Hills are fascinating, but it can be good to take your mind off the upward grind. I often find myself thinking about instantaneous rates of change – cast your mind back to high school calculus for this one. Between any two points on a curve (or say, a hill), we can find the average slope or tangent. We can bring these points closer together, finding a more accurate tangent – but what if we want to know the slope at a single point? For that, we need differential calculus. At any centimetre along a hill, we could stop and calculate the slope. In practice, nearing the top of a hill, I do try to spot the point at which the slope finally becomes zero, flattens out, and the hill “stops.”
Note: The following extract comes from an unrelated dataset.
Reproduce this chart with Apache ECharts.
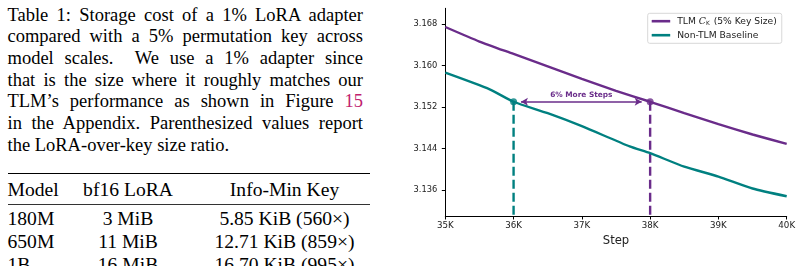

Hills, gravity, hours of cycling – how come you don’t just fall over sometimes? One of the reasons lies in the wheels. As they turn, the angular momentum of their spin is conserved. The wheels “want” to stay in the plane in which they’re traveling, which means that your bike does a good job of staying upright all by itself. 

Like so many things, cycling is a whole string of little miracles. Of course, you don’t need to know any of this to enjoy the ride. The big question is, where do you want to cycle today?